**Source excerpt**
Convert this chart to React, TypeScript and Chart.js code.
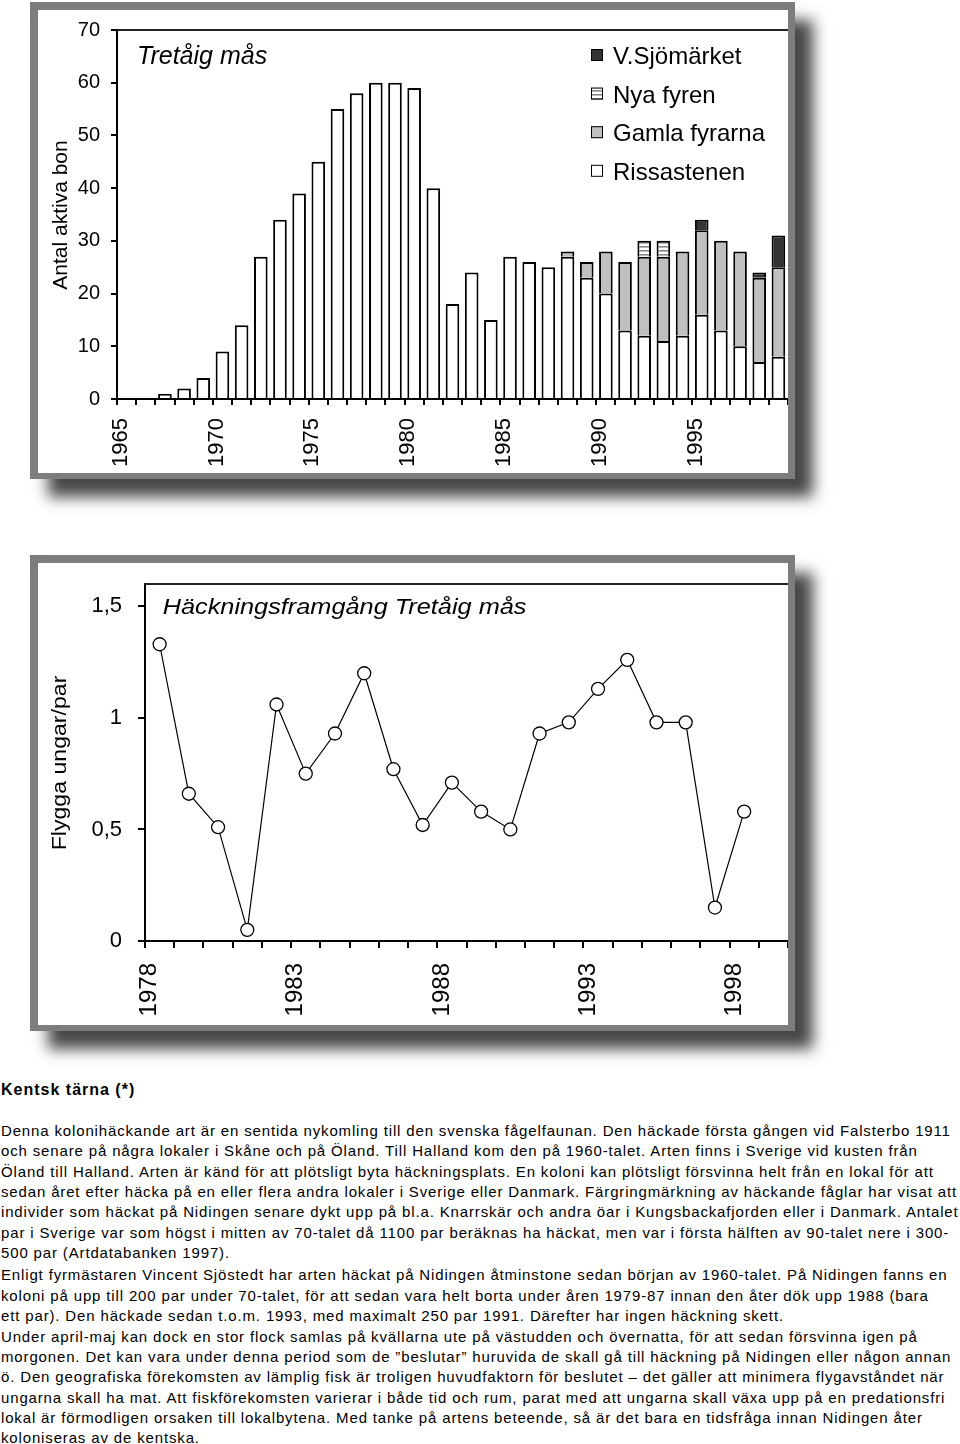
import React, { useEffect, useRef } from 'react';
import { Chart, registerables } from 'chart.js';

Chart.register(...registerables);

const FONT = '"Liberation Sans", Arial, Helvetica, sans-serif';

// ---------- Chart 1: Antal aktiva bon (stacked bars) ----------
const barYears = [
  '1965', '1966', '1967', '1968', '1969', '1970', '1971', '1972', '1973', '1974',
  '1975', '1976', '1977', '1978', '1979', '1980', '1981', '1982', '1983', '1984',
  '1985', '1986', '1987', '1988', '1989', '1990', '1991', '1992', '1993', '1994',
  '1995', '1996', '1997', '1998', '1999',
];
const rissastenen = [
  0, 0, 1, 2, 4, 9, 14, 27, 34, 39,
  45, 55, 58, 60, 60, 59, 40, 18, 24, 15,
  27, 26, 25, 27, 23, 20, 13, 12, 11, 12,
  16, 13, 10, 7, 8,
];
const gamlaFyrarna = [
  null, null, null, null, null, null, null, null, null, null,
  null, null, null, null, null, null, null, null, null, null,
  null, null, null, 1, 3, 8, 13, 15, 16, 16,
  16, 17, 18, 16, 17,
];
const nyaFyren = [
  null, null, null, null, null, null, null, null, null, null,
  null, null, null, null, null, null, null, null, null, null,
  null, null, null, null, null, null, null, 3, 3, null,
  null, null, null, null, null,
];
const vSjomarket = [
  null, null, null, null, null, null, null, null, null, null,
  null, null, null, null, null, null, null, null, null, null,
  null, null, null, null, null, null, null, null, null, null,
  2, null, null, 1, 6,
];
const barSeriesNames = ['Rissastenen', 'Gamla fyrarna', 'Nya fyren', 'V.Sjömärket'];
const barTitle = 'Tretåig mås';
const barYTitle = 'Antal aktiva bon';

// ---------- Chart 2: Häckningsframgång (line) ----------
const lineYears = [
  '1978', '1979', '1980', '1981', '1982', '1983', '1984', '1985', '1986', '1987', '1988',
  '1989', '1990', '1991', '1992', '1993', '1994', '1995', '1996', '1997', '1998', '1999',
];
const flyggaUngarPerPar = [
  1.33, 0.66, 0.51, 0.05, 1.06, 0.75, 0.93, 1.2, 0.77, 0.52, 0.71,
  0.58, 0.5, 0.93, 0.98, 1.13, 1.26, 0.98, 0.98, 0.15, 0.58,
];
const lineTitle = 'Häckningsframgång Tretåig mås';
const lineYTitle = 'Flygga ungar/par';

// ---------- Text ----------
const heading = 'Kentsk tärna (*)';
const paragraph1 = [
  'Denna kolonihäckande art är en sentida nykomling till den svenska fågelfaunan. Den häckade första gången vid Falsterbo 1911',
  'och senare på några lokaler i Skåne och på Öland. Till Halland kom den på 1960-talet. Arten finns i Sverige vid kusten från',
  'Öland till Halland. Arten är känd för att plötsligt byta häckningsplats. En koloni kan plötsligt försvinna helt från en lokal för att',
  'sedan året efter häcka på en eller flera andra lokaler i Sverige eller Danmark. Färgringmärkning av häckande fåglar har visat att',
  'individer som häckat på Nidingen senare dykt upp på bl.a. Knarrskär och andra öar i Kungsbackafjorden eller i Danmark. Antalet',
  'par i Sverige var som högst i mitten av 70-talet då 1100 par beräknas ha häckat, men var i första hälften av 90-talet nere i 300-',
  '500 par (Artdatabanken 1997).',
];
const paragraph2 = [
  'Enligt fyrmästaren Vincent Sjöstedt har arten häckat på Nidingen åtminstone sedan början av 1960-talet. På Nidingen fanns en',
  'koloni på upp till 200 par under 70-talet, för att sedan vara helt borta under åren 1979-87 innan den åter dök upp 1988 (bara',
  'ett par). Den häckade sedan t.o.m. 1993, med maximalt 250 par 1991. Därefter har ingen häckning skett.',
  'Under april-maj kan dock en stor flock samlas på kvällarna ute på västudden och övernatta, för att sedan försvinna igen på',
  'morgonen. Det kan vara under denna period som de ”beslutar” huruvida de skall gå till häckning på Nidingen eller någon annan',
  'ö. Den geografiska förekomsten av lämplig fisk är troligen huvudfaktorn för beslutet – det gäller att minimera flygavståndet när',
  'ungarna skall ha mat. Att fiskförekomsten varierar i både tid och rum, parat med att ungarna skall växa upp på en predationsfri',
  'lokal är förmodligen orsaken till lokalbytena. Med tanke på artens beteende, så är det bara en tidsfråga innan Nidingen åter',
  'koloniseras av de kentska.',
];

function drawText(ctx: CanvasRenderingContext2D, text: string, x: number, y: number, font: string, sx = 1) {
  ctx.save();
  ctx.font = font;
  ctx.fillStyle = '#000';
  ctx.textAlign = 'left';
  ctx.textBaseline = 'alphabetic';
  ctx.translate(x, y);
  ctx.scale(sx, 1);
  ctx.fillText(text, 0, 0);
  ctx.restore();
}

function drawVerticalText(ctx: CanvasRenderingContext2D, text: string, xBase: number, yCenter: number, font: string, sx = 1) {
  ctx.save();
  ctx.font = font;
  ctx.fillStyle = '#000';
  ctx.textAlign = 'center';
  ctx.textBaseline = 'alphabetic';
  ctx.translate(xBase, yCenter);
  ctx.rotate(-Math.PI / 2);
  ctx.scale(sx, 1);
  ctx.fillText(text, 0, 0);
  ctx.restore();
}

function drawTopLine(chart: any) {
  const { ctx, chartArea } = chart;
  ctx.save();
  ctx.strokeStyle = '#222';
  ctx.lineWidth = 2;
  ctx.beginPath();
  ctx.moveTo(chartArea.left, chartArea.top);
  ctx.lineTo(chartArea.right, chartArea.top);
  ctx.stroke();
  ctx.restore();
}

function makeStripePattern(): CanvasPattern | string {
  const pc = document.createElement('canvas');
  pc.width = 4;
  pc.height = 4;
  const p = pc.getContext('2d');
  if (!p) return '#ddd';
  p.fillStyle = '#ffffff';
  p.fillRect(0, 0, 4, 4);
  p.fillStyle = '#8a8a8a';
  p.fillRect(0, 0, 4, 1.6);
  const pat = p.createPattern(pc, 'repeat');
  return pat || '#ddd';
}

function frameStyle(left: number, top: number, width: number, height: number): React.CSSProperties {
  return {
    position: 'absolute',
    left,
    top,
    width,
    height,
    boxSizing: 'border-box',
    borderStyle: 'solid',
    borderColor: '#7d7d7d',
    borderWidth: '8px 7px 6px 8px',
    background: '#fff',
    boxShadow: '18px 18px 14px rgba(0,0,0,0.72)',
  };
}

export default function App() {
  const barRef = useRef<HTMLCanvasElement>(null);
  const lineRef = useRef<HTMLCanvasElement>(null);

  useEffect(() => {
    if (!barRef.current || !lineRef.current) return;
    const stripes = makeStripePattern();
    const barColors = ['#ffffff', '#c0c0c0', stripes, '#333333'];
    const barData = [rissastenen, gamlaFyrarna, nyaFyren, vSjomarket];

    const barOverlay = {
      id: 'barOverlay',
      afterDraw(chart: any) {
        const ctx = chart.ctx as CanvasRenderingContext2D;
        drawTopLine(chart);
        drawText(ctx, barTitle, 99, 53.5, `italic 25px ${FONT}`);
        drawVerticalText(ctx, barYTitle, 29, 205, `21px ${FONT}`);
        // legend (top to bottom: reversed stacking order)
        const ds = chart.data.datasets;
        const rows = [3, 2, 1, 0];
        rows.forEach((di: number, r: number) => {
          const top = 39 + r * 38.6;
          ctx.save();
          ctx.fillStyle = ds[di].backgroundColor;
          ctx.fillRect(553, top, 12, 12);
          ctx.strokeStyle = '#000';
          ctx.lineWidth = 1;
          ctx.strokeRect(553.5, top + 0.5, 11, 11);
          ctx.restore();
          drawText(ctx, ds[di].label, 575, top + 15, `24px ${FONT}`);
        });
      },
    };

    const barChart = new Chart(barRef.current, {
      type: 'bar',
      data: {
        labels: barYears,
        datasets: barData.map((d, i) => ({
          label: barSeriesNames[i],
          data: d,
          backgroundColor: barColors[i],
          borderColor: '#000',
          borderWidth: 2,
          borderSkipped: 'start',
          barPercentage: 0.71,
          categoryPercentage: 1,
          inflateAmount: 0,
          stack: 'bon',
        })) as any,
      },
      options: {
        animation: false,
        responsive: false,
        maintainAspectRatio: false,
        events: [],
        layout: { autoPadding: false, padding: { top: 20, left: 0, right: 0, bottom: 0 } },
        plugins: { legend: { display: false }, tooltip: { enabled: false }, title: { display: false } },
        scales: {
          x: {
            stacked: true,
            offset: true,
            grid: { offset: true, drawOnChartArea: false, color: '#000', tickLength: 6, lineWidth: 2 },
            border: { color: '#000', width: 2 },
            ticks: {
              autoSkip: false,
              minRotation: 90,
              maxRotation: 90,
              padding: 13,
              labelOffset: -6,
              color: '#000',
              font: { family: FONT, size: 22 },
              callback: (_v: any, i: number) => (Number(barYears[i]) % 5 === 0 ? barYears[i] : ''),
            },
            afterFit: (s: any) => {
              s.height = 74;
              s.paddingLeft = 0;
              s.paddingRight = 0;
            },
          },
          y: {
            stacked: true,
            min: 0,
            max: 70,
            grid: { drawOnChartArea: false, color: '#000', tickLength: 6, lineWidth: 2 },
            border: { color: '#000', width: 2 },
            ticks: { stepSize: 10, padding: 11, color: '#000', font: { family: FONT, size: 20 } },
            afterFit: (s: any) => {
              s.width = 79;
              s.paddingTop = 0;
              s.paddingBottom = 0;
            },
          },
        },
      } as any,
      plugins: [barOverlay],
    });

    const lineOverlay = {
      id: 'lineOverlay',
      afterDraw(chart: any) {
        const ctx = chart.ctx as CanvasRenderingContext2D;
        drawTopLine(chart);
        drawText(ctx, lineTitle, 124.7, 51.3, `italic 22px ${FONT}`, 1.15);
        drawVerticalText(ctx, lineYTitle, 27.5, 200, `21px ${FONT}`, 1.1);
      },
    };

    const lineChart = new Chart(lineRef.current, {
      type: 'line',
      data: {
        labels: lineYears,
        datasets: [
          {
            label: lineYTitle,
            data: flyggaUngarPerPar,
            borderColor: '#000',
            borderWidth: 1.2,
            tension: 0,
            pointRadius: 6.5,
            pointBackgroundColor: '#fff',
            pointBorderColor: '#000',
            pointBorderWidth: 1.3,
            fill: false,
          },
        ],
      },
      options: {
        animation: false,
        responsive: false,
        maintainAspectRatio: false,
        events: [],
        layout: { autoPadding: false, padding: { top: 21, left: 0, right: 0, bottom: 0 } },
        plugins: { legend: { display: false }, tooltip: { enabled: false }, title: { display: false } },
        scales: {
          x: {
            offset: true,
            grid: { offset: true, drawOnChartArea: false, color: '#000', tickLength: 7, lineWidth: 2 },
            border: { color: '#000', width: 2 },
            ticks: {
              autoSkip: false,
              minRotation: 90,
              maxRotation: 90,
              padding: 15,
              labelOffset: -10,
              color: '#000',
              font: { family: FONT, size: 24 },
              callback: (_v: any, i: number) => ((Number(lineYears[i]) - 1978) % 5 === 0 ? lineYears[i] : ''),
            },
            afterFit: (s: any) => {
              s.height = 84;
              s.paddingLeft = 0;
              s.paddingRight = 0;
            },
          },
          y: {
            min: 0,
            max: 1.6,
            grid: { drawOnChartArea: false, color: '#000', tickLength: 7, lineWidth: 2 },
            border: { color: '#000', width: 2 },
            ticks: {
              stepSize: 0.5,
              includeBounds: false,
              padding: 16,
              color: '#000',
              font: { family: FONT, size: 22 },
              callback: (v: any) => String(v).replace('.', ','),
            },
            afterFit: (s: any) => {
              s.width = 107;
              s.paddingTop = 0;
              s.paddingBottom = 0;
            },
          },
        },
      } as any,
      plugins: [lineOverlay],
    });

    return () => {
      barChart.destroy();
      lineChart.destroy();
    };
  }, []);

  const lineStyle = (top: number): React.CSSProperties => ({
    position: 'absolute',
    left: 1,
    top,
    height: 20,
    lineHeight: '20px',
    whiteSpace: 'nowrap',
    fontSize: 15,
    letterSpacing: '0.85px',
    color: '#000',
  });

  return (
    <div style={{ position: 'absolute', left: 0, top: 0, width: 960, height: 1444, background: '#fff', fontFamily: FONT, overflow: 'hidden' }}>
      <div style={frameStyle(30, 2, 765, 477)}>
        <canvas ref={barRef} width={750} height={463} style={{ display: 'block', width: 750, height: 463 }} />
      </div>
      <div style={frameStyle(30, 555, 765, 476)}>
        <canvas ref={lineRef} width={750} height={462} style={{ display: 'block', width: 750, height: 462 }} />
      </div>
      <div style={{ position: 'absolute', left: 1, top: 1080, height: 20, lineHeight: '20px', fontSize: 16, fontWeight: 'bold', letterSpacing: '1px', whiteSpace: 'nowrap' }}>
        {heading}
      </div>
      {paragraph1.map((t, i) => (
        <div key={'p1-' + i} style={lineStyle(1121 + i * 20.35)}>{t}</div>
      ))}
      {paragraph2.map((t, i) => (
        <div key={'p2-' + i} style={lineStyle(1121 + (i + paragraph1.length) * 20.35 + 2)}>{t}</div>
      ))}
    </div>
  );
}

**Problem to work on**
Copy each line holding the word "React" from the listing above.

**Written answer**
Convert this chart to React, TypeScript and Chart.js code.
import React, { useEffect, useRef } from 'react';
function frameStyle(left: number, top: number, width: number, height: number): React.CSSProperties {
  const lineStyle = (top: number): React.CSSProperties => ({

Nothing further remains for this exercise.